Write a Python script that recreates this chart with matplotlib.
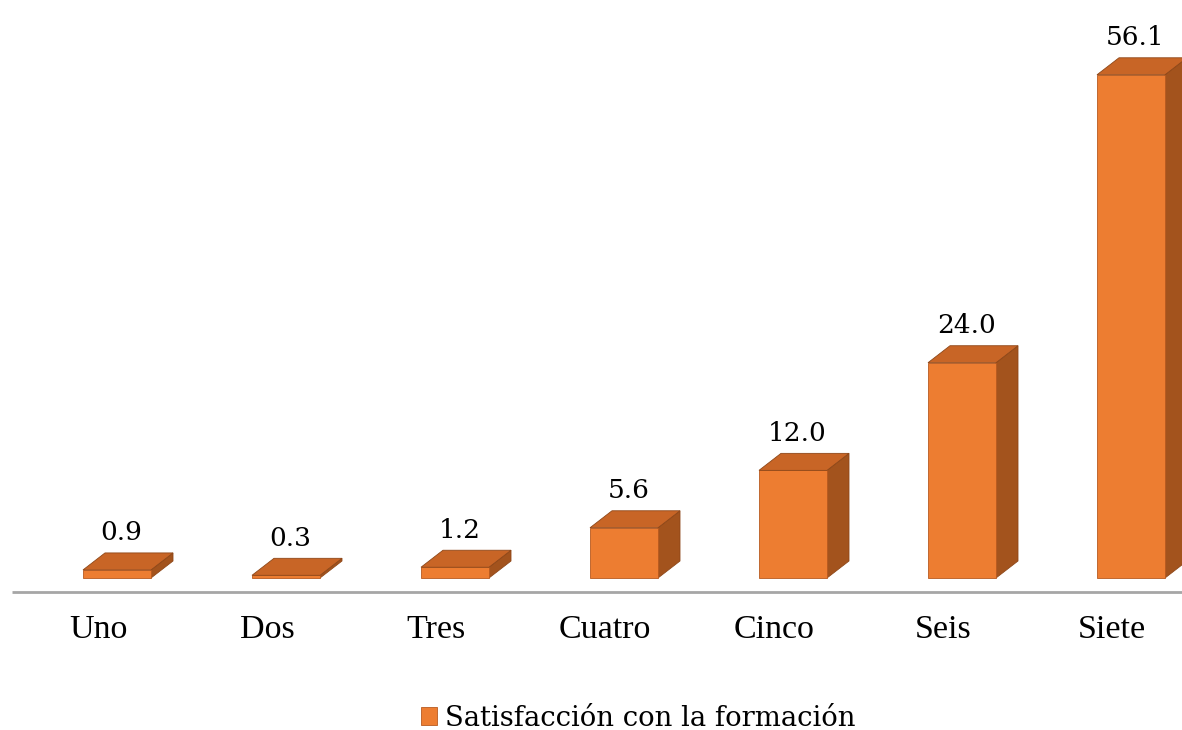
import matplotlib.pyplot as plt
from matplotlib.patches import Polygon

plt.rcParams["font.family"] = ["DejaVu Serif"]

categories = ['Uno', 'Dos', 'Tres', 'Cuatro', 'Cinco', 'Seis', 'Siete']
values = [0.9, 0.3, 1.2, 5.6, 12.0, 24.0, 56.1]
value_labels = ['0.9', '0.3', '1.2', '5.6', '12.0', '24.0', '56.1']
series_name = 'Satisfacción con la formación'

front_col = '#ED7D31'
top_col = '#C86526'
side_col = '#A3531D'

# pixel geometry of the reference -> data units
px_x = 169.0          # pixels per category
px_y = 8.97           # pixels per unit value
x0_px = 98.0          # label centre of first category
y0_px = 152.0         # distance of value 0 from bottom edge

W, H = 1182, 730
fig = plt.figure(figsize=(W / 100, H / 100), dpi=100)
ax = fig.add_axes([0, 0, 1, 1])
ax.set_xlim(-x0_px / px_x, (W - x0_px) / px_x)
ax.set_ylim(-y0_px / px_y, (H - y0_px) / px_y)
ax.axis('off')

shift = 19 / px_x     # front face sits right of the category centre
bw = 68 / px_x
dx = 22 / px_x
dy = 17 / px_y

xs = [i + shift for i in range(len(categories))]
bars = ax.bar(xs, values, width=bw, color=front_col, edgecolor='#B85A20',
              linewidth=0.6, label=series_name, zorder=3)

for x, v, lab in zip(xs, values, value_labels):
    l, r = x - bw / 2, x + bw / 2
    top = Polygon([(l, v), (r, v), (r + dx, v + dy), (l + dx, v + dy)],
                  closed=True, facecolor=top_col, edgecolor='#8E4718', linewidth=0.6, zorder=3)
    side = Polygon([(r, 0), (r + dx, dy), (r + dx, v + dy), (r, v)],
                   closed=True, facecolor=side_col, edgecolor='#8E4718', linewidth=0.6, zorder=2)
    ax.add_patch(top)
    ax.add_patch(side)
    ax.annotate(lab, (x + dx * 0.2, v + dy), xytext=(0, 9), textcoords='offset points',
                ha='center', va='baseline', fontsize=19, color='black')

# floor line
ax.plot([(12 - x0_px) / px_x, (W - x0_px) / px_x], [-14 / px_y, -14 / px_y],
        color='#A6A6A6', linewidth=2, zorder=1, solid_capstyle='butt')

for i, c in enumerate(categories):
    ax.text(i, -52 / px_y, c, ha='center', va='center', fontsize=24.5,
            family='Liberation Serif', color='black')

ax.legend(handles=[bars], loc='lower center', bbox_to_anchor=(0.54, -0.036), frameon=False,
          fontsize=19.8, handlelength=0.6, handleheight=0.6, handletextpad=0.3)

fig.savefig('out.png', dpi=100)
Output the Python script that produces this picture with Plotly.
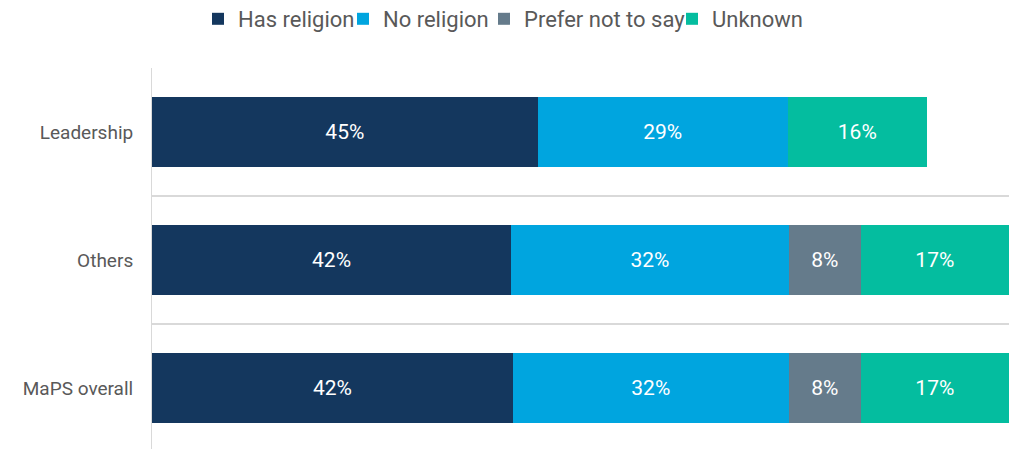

────────────────

_The exercise_
In the records above, find the line containing "side_col = '#A3531D'" and output every line from the first through that one, exactly, omitting pictures.

_Answer_
Write a Python script that recreates this chart with matplotlib.
import matplotlib.pyplot as plt
from matplotlib.patches import Polygon

plt.rcParams["font.family"] = ["DejaVu Serif"]

categories = ['Uno', 'Dos', 'Tres', 'Cuatro', 'Cinco', 'Seis', 'Siete']
values = [0.9, 0.3, 1.2, 5.6, 12.0, 24.0, 56.1]
value_labels = ['0.9', '0.3', '1.2', '5.6', '12.0', '24.0', '56.1']
series_name = 'Satisfacción con la formación'

front_col = '#ED7D31'
top_col = '#C86526'
side_col = '#A3531D'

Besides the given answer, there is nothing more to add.